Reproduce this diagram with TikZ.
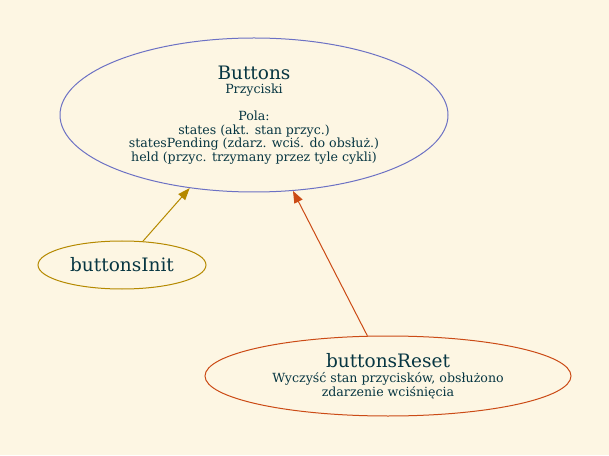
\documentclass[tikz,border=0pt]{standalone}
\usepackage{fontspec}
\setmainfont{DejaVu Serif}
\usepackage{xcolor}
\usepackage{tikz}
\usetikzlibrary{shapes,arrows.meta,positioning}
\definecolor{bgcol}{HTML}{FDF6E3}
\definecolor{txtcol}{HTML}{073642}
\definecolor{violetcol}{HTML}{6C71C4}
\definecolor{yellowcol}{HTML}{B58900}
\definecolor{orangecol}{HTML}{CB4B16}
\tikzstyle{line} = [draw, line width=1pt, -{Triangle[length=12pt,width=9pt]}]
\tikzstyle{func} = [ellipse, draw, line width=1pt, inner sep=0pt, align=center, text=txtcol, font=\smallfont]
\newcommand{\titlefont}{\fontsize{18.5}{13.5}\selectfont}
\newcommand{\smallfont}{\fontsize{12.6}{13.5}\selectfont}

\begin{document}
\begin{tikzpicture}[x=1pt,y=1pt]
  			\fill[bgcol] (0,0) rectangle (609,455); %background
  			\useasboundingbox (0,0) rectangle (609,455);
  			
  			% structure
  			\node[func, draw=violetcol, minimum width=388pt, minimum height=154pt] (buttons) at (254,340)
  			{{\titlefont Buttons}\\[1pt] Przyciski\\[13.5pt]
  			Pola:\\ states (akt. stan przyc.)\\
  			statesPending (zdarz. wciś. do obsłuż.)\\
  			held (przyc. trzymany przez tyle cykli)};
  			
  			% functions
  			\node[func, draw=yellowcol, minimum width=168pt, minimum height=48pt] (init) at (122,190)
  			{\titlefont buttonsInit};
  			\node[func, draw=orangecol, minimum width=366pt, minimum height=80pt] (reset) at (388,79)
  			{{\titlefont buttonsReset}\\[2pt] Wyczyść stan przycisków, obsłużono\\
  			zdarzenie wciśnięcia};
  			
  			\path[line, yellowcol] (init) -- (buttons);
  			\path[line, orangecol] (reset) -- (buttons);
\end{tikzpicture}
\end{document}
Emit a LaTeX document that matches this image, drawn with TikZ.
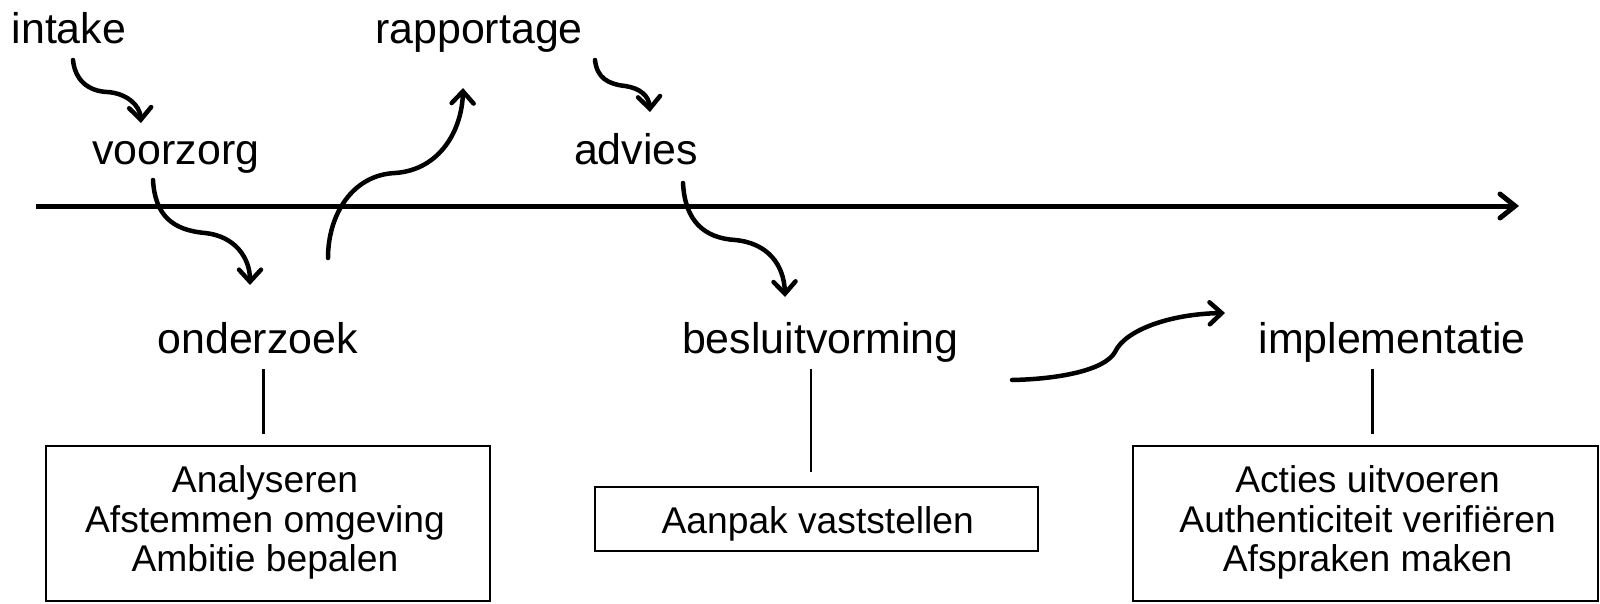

--

-- Directive --
Copy the records above exactly, omitting every picture.

-- Answer in full --
Reproduce this diagram with TikZ.
\documentclass[tikz,border=0pt]{standalone}
\usepackage{fontspec}
\setmainfont{DejaVu Serif}
\usepackage{xcolor}
\usepackage{tikz}
\usetikzlibrary{shapes,arrows.meta,positioning}
\definecolor{bgcol}{HTML}{FDF6E3}
\definecolor{txtcol}{HTML}{073642}
\definecolor{violetcol}{HTML}{6C71C4}
\definecolor{yellowcol}{HTML}{B58900}
\definecolor{orangecol}{HTML}{CB4B16}
\tikzstyle{line} = [draw, line width=1pt, -{Triangle[length=12pt,width=9pt]}]
\tikzstyle{func} = [ellipse, draw, line width=1pt, inner sep=0pt, align=center, text=txtcol, font=\smallfont]
\newcommand{\titlefont}{\fontsize{18.5}{13.5}\selectfont}
\newcommand{\smallfont}{\fontsize{12.6}{13.5}\selectfont}

\begin{document}
\begin{tikzpicture}[x=1pt,y=1pt]
  			\fill[bgcol] (0,0) rectangle (609,455); %background
  			\useasboundingbox (0,0) rectangle (609,455);
  			
  			% structure
  			\node[func, draw=violetcol, minimum width=388pt, minimum height=154pt] (buttons) at (254,340)
  			{{\titlefont Buttons}\\[1pt] Przyciski\\[13.5pt]
  			Pola:\\ states (akt. stan przyc.)\\
  			statesPending (zdarz. wciś. do obsłuż.)\\
  			held (przyc. trzymany przez tyle cykli)};
  			
  			% functions
  			\node[func, draw=yellowcol, minimum width=168pt, minimum height=48pt] (init) at (122,190)
  			{\titlefont buttonsInit};
  			\node[func, draw=orangecol, minimum width=366pt, minimum height=80pt] (reset) at (388,79)
  			{{\titlefont buttonsReset}\\[2pt] Wyczyść stan przycisków, obsłużono\\
  			zdarzenie wciśnięcia};
  			
  			\path[line, yellowcol] (init) -- (buttons);
  			\path[line, orangecol] (reset) -- (buttons);
\end{tikzpicture}
\end{document}
Emit a LaTeX document that matches this image, drawn with TikZ.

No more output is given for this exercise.